Required task>
Quote from the first line below through the line that contains "tail_epochs = np.arange(95, 150, 2)", both included, and leave the pictures out.
##########
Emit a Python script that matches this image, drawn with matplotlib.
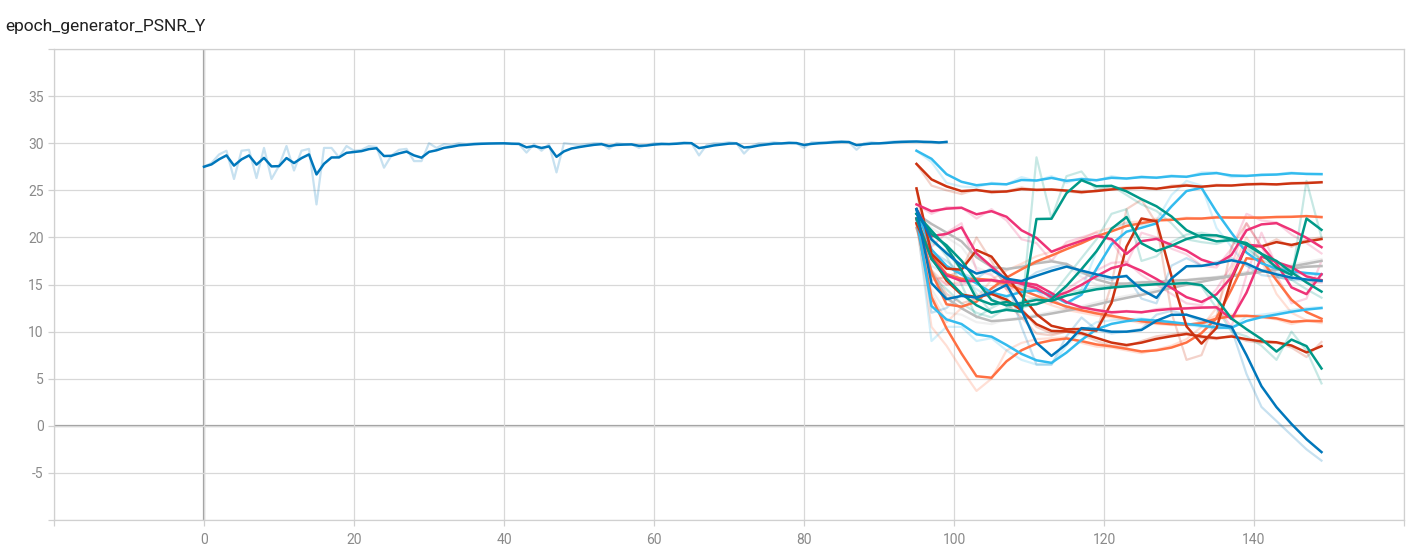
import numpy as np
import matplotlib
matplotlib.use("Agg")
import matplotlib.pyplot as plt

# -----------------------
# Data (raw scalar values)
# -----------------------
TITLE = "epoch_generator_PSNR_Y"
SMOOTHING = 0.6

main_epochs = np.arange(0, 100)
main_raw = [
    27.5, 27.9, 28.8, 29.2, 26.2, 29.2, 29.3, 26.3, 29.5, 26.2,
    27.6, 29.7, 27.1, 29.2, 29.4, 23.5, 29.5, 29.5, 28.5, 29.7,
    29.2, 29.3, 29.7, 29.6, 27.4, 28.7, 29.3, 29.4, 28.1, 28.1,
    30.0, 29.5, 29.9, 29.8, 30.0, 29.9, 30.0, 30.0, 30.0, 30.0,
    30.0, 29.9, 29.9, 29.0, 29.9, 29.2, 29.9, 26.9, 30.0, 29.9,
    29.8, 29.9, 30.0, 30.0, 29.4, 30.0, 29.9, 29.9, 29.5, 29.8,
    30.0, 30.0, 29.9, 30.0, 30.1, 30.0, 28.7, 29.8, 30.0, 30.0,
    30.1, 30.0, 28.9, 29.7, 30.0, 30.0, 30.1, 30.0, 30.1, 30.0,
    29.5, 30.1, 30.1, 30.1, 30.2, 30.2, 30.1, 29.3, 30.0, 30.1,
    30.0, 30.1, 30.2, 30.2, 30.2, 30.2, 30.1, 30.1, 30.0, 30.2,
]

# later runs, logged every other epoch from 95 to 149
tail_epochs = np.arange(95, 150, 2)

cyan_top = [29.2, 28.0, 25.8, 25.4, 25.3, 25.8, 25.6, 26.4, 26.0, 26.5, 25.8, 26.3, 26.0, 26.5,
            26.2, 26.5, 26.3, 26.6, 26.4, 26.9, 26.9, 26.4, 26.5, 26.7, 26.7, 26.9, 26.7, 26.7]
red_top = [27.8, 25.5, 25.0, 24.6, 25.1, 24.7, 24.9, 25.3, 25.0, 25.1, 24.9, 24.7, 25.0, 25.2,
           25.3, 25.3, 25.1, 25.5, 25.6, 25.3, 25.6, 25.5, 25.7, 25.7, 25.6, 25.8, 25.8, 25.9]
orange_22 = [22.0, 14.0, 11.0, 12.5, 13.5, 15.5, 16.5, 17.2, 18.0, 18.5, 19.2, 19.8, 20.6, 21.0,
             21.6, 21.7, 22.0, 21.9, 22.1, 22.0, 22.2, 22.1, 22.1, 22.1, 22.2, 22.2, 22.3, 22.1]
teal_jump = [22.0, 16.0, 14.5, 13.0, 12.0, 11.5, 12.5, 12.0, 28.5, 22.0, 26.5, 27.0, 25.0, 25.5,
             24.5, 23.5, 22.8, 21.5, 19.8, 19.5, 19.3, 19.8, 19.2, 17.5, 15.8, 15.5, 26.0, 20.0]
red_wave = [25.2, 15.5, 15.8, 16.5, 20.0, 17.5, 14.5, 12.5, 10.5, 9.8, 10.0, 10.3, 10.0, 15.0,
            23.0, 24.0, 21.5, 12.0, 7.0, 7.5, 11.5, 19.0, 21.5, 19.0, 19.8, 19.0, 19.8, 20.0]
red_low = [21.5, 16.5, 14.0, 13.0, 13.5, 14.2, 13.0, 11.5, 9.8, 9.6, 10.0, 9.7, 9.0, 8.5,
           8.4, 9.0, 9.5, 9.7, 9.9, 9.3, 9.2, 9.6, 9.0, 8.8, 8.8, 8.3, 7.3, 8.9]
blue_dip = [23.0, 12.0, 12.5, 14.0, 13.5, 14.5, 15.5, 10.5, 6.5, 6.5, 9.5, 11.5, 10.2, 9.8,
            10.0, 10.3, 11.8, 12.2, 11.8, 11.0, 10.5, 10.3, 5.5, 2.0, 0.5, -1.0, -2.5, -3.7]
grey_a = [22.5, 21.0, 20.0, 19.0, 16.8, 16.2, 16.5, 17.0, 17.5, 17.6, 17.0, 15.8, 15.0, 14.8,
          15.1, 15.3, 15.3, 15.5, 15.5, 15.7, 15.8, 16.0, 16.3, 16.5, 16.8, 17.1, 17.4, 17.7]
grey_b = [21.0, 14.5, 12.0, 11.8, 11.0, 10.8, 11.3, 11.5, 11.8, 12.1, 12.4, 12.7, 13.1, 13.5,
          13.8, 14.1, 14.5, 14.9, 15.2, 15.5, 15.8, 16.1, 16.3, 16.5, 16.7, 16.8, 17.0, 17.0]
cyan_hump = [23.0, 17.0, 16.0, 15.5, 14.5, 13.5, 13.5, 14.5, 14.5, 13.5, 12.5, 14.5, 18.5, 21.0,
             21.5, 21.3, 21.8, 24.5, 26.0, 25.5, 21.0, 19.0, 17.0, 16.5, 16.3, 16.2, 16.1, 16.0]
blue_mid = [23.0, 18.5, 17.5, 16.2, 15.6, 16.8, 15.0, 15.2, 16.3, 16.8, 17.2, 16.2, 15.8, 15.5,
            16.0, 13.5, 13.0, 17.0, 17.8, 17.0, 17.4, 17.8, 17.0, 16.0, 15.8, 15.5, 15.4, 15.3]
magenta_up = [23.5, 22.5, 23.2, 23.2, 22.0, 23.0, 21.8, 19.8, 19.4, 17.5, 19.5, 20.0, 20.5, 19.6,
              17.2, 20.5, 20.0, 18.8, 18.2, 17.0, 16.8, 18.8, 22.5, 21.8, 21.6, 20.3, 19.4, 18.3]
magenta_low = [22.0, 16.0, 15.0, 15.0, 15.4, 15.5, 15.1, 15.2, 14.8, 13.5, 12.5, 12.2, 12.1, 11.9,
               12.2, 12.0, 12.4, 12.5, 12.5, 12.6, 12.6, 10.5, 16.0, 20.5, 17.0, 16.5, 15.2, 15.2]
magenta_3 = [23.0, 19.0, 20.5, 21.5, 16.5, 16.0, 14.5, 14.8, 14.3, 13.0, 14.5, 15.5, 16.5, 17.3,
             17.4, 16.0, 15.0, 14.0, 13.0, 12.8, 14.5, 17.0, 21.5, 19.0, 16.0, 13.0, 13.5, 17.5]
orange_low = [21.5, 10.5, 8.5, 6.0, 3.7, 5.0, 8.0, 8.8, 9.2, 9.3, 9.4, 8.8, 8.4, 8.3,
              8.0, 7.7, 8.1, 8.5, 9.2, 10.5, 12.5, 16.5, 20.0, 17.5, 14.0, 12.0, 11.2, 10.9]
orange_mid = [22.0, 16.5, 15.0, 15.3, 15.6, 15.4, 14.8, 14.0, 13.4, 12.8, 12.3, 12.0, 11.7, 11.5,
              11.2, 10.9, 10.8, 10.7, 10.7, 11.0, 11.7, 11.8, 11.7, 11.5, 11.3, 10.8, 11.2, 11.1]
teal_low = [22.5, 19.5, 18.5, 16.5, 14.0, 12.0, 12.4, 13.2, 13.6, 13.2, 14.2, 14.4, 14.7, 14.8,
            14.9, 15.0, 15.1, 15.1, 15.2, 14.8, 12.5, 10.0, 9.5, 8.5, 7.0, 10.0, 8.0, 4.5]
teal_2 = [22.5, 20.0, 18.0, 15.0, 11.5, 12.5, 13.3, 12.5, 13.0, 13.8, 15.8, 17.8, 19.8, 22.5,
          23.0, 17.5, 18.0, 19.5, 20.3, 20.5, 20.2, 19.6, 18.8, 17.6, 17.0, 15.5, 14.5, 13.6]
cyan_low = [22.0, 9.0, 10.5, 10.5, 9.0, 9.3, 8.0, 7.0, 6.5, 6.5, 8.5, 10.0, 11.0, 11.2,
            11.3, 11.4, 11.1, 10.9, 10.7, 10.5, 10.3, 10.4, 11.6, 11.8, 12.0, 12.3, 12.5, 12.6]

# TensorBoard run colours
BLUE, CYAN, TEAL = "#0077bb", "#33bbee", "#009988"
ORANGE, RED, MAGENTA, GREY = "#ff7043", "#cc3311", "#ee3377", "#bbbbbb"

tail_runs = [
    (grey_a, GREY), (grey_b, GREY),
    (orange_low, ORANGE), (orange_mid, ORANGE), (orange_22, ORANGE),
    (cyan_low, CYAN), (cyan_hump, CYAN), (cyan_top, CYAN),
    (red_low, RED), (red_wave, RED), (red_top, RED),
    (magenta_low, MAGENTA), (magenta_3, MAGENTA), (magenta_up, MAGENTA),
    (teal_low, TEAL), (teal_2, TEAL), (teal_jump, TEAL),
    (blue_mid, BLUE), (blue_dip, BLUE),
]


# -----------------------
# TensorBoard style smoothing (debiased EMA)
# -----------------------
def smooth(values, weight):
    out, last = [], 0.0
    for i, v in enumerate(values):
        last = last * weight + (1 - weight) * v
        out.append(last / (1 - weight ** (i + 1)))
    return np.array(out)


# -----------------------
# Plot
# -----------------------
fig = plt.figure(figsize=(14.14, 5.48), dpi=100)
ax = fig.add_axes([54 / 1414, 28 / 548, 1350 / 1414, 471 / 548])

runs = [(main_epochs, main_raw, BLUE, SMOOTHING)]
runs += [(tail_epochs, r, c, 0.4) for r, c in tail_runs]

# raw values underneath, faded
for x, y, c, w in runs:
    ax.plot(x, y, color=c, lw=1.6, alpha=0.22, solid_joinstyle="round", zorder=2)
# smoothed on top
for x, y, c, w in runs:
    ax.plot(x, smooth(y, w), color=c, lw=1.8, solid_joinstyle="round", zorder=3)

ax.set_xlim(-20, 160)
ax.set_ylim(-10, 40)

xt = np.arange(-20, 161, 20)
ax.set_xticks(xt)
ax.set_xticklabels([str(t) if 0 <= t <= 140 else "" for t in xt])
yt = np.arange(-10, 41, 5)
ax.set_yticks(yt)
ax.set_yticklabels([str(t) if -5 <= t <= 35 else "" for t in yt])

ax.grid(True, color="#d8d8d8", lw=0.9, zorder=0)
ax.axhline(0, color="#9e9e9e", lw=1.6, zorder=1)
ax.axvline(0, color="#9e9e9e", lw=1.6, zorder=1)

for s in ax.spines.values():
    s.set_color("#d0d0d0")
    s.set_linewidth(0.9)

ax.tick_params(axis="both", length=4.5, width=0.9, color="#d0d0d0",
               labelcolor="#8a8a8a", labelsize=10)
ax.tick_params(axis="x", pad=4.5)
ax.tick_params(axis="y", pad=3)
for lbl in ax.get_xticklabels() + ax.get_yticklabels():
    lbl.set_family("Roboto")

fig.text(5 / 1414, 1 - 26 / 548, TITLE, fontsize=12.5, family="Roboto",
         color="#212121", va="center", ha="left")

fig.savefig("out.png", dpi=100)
##########
Exercise solution>
Emit a Python script that matches this image, drawn with matplotlib.
import numpy as np
import matplotlib
matplotlib.use("Agg")
import matplotlib.pyplot as plt

# -----------------------
# Data (raw scalar values)
# -----------------------
TITLE = "epoch_generator_PSNR_Y"
SMOOTHING = 0.6

main_epochs = np.arange(0, 100)
main_raw = [
    27.5, 27.9, 28.8, 29.2, 26.2, 29.2, 29.3, 26.3, 29.5, 26.2,
    27.6, 29.7, 27.1, 29.2, 29.4, 23.5, 29.5, 29.5, 28.5, 29.7,
    29.2, 29.3, 29.7, 29.6, 27.4, 28.7, 29.3, 29.4, 28.1, 28.1,
    30.0, 29.5, 29.9, 29.8, 30.0, 29.9, 30.0, 30.0, 30.0, 30.0,
    30.0, 29.9, 29.9, 29.0, 29.9, 29.2, 29.9, 26.9, 30.0, 29.9,
    29.8, 29.9, 30.0, 30.0, 29.4, 30.0, 29.9, 29.9, 29.5, 29.8,
    30.0, 30.0, 29.9, 30.0, 30.1, 30.0, 28.7, 29.8, 30.0, 30.0,
    30.1, 30.0, 28.9, 29.7, 30.0, 30.0, 30.1, 30.0, 30.1, 30.0,
    29.5, 30.1, 30.1, 30.1, 30.2, 30.2, 30.1, 29.3, 30.0, 30.1,
    30.0, 30.1, 30.2, 30.2, 30.2, 30.2, 30.1, 30.1, 30.0, 30.2,
]

# later runs, logged every other epoch from 95 to 149
tail_epochs = np.arange(95, 150, 2)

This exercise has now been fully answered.